TASK GOAL: From the listing below, copy every line with the word "this".
------ PROVIDED ENTRIES ------
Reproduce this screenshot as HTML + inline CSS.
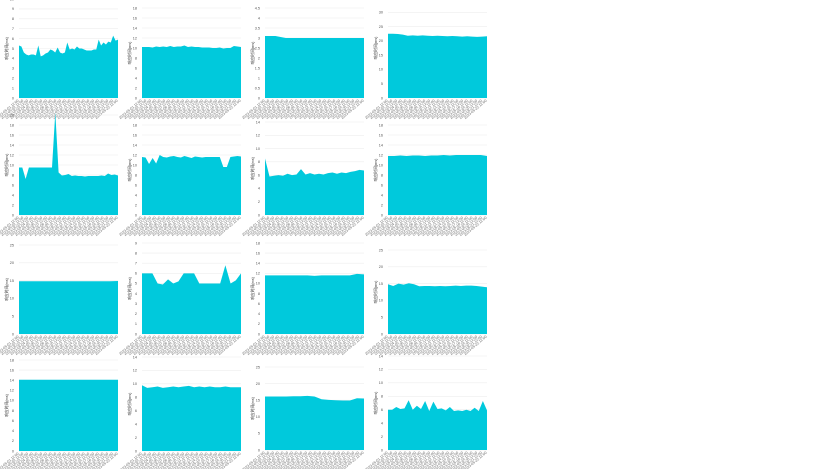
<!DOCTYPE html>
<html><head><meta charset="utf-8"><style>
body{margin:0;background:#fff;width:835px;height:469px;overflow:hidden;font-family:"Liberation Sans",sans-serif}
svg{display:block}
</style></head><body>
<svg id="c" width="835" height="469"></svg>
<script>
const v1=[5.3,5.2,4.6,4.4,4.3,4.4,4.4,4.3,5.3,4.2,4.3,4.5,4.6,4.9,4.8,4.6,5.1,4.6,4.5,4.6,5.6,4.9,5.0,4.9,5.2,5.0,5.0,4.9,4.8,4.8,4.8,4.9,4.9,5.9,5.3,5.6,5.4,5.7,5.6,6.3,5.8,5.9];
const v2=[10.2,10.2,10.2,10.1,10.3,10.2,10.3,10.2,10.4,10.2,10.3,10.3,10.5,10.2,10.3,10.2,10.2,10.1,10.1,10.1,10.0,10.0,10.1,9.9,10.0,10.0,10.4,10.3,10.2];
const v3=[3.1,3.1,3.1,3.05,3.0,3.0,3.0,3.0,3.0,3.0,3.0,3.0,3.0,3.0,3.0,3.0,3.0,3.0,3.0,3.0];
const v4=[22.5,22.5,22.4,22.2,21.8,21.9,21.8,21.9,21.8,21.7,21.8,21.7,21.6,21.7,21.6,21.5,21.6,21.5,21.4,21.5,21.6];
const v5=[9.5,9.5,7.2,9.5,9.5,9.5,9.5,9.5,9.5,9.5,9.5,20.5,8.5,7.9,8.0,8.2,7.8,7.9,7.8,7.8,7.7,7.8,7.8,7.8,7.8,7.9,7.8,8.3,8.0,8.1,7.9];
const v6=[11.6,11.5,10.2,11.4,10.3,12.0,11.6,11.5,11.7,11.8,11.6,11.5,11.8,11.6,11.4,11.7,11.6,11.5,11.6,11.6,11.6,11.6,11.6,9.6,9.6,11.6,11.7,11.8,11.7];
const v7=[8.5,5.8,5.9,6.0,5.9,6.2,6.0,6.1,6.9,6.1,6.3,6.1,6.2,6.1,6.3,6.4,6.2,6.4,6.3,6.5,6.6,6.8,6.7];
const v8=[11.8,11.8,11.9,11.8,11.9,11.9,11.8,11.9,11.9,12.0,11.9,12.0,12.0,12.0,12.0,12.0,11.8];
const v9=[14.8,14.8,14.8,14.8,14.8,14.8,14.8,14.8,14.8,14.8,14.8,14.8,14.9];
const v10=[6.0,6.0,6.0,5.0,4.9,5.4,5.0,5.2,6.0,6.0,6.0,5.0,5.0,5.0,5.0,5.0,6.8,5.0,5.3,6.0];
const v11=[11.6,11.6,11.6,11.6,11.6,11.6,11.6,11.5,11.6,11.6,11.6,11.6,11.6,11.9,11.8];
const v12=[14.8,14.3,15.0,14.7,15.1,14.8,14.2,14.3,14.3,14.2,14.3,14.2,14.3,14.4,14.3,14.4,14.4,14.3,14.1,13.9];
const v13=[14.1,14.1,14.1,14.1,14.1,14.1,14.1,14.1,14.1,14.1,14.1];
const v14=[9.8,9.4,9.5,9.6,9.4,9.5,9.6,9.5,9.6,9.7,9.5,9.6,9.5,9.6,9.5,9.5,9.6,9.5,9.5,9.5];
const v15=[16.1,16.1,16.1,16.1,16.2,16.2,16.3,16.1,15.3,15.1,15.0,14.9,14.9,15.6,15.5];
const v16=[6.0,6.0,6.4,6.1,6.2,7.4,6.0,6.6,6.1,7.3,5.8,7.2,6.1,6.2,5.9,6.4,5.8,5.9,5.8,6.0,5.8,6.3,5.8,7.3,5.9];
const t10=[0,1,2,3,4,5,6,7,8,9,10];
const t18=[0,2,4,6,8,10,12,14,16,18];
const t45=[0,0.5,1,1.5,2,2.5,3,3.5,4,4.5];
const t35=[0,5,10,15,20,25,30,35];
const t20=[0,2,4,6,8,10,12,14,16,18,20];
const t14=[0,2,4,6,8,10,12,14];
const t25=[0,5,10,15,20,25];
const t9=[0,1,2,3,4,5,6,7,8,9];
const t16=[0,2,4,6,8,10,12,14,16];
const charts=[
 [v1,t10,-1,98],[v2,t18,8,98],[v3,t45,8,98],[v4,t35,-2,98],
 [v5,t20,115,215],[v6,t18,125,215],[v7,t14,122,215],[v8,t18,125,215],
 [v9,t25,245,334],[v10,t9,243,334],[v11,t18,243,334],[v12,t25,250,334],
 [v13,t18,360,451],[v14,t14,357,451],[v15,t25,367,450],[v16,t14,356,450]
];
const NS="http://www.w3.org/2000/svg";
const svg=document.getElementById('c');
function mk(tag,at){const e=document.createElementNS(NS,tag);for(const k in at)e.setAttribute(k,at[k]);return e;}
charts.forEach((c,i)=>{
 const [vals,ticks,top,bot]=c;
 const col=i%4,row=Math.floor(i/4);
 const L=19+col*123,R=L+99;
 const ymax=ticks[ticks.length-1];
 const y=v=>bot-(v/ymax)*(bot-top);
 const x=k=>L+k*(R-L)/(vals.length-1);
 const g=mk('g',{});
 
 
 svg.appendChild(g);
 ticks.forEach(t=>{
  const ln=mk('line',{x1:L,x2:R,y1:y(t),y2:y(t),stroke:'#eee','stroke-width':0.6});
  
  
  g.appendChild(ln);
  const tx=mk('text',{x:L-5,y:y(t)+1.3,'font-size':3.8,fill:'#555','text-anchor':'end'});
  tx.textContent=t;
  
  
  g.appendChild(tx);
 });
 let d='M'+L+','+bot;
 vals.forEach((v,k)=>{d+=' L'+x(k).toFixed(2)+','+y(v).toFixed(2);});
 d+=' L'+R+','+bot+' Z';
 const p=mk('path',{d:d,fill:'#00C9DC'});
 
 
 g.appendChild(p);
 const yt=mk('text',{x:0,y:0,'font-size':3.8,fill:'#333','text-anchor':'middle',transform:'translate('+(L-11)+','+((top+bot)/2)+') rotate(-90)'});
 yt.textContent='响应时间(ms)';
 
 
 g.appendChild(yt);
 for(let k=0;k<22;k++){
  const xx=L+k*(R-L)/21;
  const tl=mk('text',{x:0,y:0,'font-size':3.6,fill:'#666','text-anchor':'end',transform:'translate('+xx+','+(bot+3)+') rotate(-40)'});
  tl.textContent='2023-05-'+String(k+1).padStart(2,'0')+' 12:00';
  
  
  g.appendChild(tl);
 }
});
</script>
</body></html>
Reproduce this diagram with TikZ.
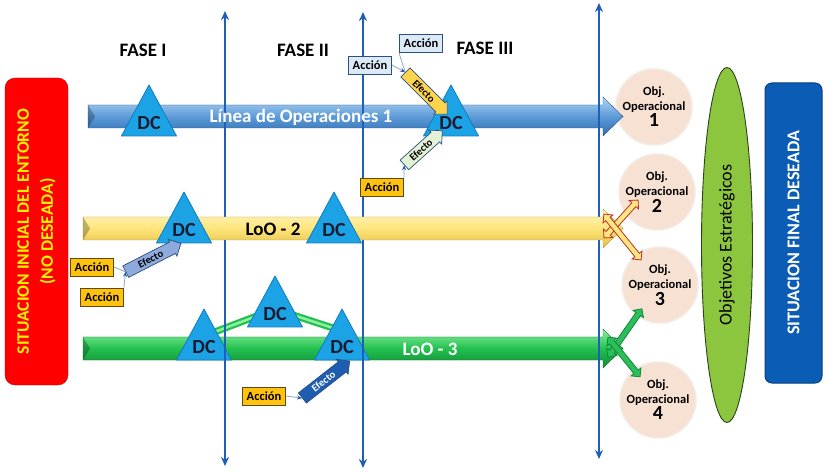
------
COMPLETED TASK:
Reproduce this screenshot as HTML + inline CSS.
Reproduce this diagram with TikZ.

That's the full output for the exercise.